Barry Kreiswirth, Ph.D., is a Member of the Center for Discovery and Innovation.
Dr. Kreiswirth is also an adjunct faculty member of the Department of Medicine at New York University, a lecturer at the Mailman School of Public Health at Columbia University, and a visiting professor at the Museum of Natural History.
Dr. Kreiswirth earned his Ph.D. in Microbiology characterizing the genetic basis of the S. aureus toxic shock syndrome toxin. His career as a molecular epidemiologist spanned 41 years at the Public Health Research Institute where he focused on understanding the spread of antibiotic resistant bacterial pathogens in hospitals and in the community. His laboratory has developed rapid diagnostic tools and the experience to track the spread of hospital infections and their implementation of spa typing to genotype methicillin resistant S. aureus (MRSA) and investigate nosocomial outbreaks; their methods have become the gold standard to support hospital infection control efforts.
The laboratory’s experience advancing public health programs led to the creation of the Tuberculosis Center, which focuses on the study of molecular epidemiology of TB and works closely with the CDC and the Health Departments of NYC and New Jersey to control the spread of tuberculosis.

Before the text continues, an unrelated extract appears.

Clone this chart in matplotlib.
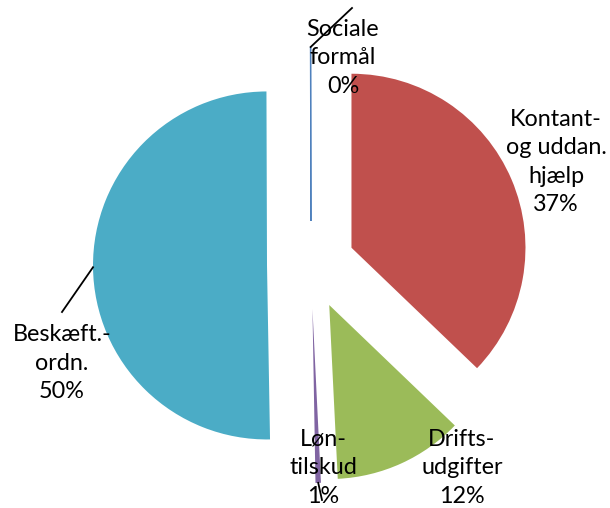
import matplotlib
matplotlib.use("Agg")
import matplotlib.pyplot as plt
import numpy as np

# slices, clockwise from 12 o'clock (Excel order)
names = ["Kontant-\nog uddan.\nhjælp", "Drifts-\nudgifter", "Løn-\ntilskud",
         "Beskæft.-\nordn.", "Sociale\nformål"]
values = [37.0, 12.0, 0.5, 50.0, 0.05]
pct_text = ["37%", "12%", "1%", "50%", "0%"]
colors = ["#C0504D", "#9BBB59", "#8064A2", "#4BACC6", "#4F81BD"]

W, H = 610, 508
fig = plt.figure(figsize=(W / 100, H / 100), dpi=100)
ax = fig.add_axes([0, 0, 1, 1])

cx, cy, r = 311, H - 265, 174
wedges, _ = ax.pie(values, colors=colors, startangle=90, counterclock=False,
                   radius=r, center=(cx, cy), explode=[44] * len(values),
                   frame=False)
# the 0% slice only shows as a thin line
wedges[4].set_edgecolor(colors[4])
wedges[4].set_linewidth(0.8)

ax.set_xlim(0, W)
ax.set_ylim(0, H)
ax.set_aspect("equal")
ax.axis("off")

font = dict(family=["Lato", "DejaVu Sans"], fontsize=16.8, ha="center",
            va="center", linespacing=1.45, color="black")

def rim_point(w):
    # outer point of a wedge at its middle angle
    t = np.deg2rad((w.theta1 + w.theta2) / 2)
    return w.center[0] + w.r * np.cos(t), w.center[1] + w.r * np.sin(t)

# label positions in pixels (y from top)
label_pos = [(556, 162), (462, 468), (323, 468), (62, 363), (343, 58)]
leader_end = [None, None, (322, 500), (62, 312), (352, 8)]

for i, w in enumerate(wedges):
    lx, ly = label_pos[i]
    ax.text(lx, H - ly, names[i] + "\n" + pct_text[i], **font)
    if leader_end[i] is not None:
        px, py = rim_point(w)
        ex, ey = leader_end[i]
        ax.plot([px, ex], [py, H - ey], color="black", lw=1.3)

fig.savefig("out.png", dpi=100)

The center characterized the highly multidrug resistant strain W and created the largest M. tuberculosis strain and DNA fingerprint library in the US. They have also extended their public health experience to work with local hospitals to respond to the emergence of carbapenem resistant Enterobacteriaceae, multidrug resistant M. abscessus infections and to use whole genome sequencing to unravel their epidemiology.
At CDI, Dr. Kreiswirth’s laboratory will focus on controlling infections in high-risk cancer and transplant patients and bring molecular diagnostics and epidemiological studies to advance infection control efforts across the Hackensack Meridian Health hospital network. Dr. Kreiswirth has over 435 peer review publications, is an editor and reviewer of numerous infectious disease journals and has appeared in National Geographic and on 60 minutes.